Letting Go - Chapter 14

Laurel was developing one hell of a headache. And she wasn’t even at work yet. First her alarm hadn’t worked. Then her shower had broken while she was rinsing off, and she’d had to wipe the soap off her skin with her towel and pull her clothes on while still feeling slimy. Then her heel had broken off when she was descending her stairs requiring a quick, and wobbly return to her apartment. There were no cabs around, so she’d had to walk to work—which wasn’t that bad, she was used to it, but not when she was so late. And to make matters worse, an idiot had crashed into her as she was exiting the coffee shop, making her spill her latte, and she hadn’t dared get back in for another one. There was a silver lining though. At least, she hadn’t spilled her latte all over herself.

So this accursed morning she was late, her shoes didn’t exactly match the suit, she was slimy from the soap and slightly sweaty from her fast walk to work, she didn’t have any caffeine in her system, and she was beyond cranky. And thinking about yesterday’s afternoon ‘business’ meeting didn’t help matters. It made them even worse.

Hence the headache and the scowl she could feel creasing her forehead. Wrinkles be damned, she deserved a scowl today.

A coworker greeted her as she exited the elevator, but she didn’t respond. She didn’t trust herself to respond, because God only knew what might’ve come out of her mouth. A growl, maybe a curse. She didn’t feel very sociable today, and she hoped her coworkers would notice and leave her alone. Which went for Donner, as well. She really wasn’t in the mood.

And her mood became even darker as she noticed a bouquet of roses on her desk. Her scowl deepened. She wanted to hate it. She really did. Nevertheless, she couldn’t. Because it wasn’t huge and tacky. It was just perfect. In size, arrangement, and color. The roses, in a delicate crystal vase, weren’t the cliché red, but cream with just a touch of blush on the center petals. There was no card, but she didn’t need one. She knew whom the roses were from.
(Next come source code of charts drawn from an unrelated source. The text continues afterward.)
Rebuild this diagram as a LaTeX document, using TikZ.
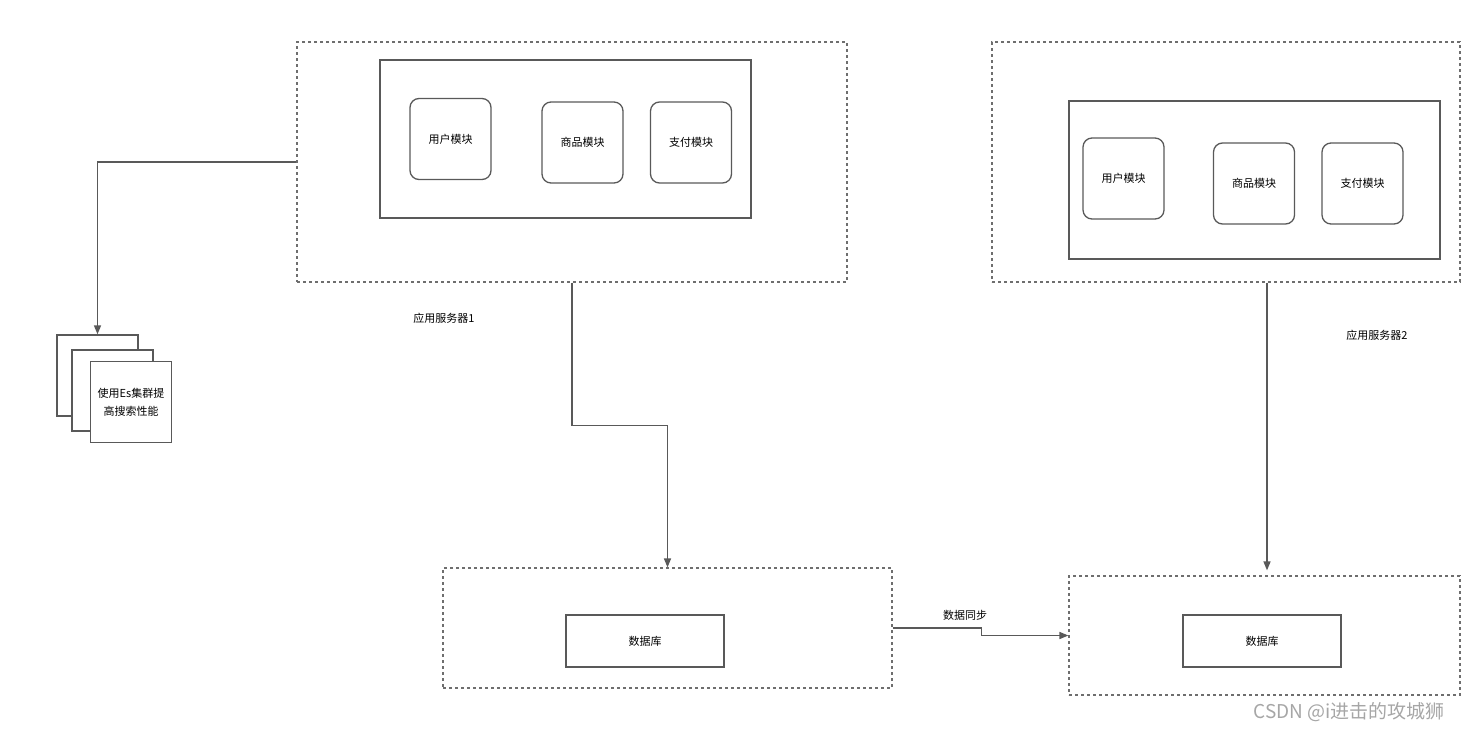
\documentclass[tikz,border=0pt]{standalone}
\usepackage{fontspec}
\setmainfont{Noto Sans CJK SC}
\usetikzlibrary{arrows.meta,positioning,calc}
\definecolor{lnc}{HTML}{595959}
\definecolor{dsc}{HTML}{6E6E6E}
\tikzset{
  srvbox/.style={draw=dsc,line width=1.2pt,dash pattern=on 3pt off 3pt,inner sep=0pt},
  solidbox/.style={draw=lnc,line width=1.3pt,inner sep=0pt},
  modblk/.style={solidbox,rounded corners=9pt,minimum width=81pt,minimum height=81pt,font=\fontsize{11}{13}\selectfont},
  docblk/.style={solidbox,fill=white,minimum width=81pt,minimum height=81pt,align=center,font=\fontsize{11}{18}\selectfont},
  dbblk/.style={solidbox,minimum width=158pt,minimum height=52pt,font=\fontsize{11}{13}\selectfont},
  arr/.style={-{Triangle[length=9pt,width=7pt]},draw=lnc,line width=1.5pt},
  lbl/.style={font=\fontsize{11}{13}\selectfont}
}
\begin{document}
\begin{tikzpicture}[x=1pt,y=-1pt]
  \useasboundingbox (0,0) rectangle (1461,731);
  % Application server 1
  \node[srvbox,minimum width=550pt,minimum height=240pt] (srv1) at (572,162) {};
  \node[solidbox,minimum width=371pt,minimum height=158pt] (inner1) at (565.5,139) {};
  \node[modblk] (user1) at (450.5,139) {用户模块};
  \node[modblk] (goods1) at (582.5,142.5) {商品模块};
  \node[modblk] (pay1) at (691,142.5) {支付模块};
  \node[lbl] (srv1lbl) at (444,318) {应用服务器1};

  % Application server 2
  \node[srvbox,minimum width=468pt,minimum height=240pt] (srv2) at (1226,162) {};
  \node[solidbox,minimum width=371pt,minimum height=158pt] (inner2) at (1254.5,180) {};
  \node[modblk] (user2) at (1123.5,178.5) {用户模块};
  \node[modblk] (goods2) at (1254,183.5) {商品模块};
  \node[modblk] (pay2) at (1362.5,183.5) {支付模块};
  \node[lbl] (srv2lbl) at (1377,335) {应用服务器2};

  % Es cluster stack
  \node[docblk] (doc1) at (97.5,375.5) {};
  \node[docblk] (doc2) at (112.5,390.5) {};
  \node[docblk] (doc3) at (131,402) {使用Es集群提\\高搜索性能};

  % Databases
  \node[srvbox,minimum width=449pt,minimum height=120pt] (db1box) at (667.5,628) {};
  \node[dbblk] (db1) at (645,641) {数据库};
  \node[srvbox,minimum width=391pt,minimum height=119pt] (db2box) at (1264.5,635.5) {};
  \node[dbblk] (db2) at (1262,641) {数据库};

  % Connections
  \draw[arr] (srv1.west) -| (doc1.north);
  \draw[arr] (srv1.south) -- ++(0,143) -| (db1box.north);
  \draw[arr,shorten >=5pt] ($(srv2.south)+(41,0)$) -- ($(db2box.north)+(2.5,0)$);
  \draw[arr] (db1box.east) -- ++(89,0) |- (db2box.west);
  \node[lbl] (synclbl) at (965,615) {数据同步};

  % Watermark
  \node[text=gray!70,font=\fontsize{19}{21}\selectfont] (mark) at (1349,712) {CSDN @i进击的攻城狮};
\end{tikzpicture}
\end{document}
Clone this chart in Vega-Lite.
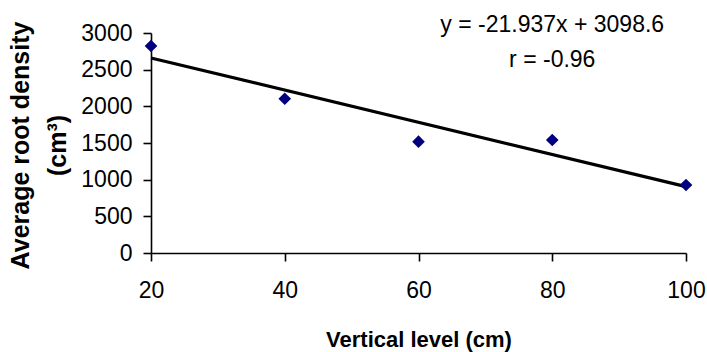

The same person who’s sent her flowers for the past week or so—yellow tulips, colorful gerbera daisies, lavender lilies, mixed bouquets, potted hydrangeas, daffodils, flowers she had no idea even existed...

Oliver Jonas Queen.

Damn the man. Why couldn’t he get the hint and leave her alone? Did he really have to be so stubborn? So obtuse? Why wouldn’t he move on, let her be?

And why did he have to do a complete about-face in his pursuit, going from stalker mode to romantic seducer? It was so much easier resisting him when he was crowding her, than when he was wielding his magic from afar.

Those who didn’t know him, the people who only knew the persona he portrayed in public, thought Oliver Queen was pretty much irresistible when he was close, when he turned on his charm and seductive prowess. But the Oliver Queen only a few people knew, the real Oliver Queen, was absolutely devastating when he decided to be subtle. When he worked from the sidelines, from afar. He seduced with a sweet text message, a small, inexpensive gift, a bouquet of flowers...He didn’t need to be close, he didn’t need to be present, what he did, what he sent, conveyed the message.

I love you. I want you. I will wait for you. I will have you.

She knew he’d used this particular tactic only once before. Many years ago. With her. And he’d succeeded. And now, he was using it again. But she’d be damned before she admitted it was working.

It couldn’t work. It shouldn’t work. She had her reasons. Maybe to some, her reasons, her reasoning may sound stupid and idiotic, but she didn’t see it that way. To her, the reasons—well, one reason, really—were valid. She might sound petty and childish, but she just couldn’t let him get close again.

She loved him. She would always love him. He was the one, but the way she saw it, there just wasn’t any future for them. Not anymore.

She picked up the vase, and carried it to DA Spencer’s secretary’s desk. “Here you go, Doris.”

Doris Vaughn looked at her with wide eyes. “I can’t accept them, Laurel. They’re yours.”

Laurel shrugged. Doris had no idea, but her apartment was full of flowers, smelling like a florist shop. Or a funeral home. She’d taken most of the bouquets to the hospital, but a few she kept. The smaller ones, the biedermeier bouquets. The ones knew she’d keep and chose the most fragrant flowers for. Damn the man.

“I don’t have anywhere to put them, and I need my desk clear.” She smiled. “Besides, they look so much better on yours.”

Doris blushed. “Why won’t you tell anyone who sends them?”

Laurel blinked. “An ex-boyfriend.”


“Yes,” Laurel affirmed. “Ex.”

Doris smiled. “Judging from the flowers I don’t think he wants to be an ex any longer.”

“We don’t always get what we want,” Laurel replied and went back to her desk, but not fast enough to miss Doris’ muttered, “Oliver Queen does.”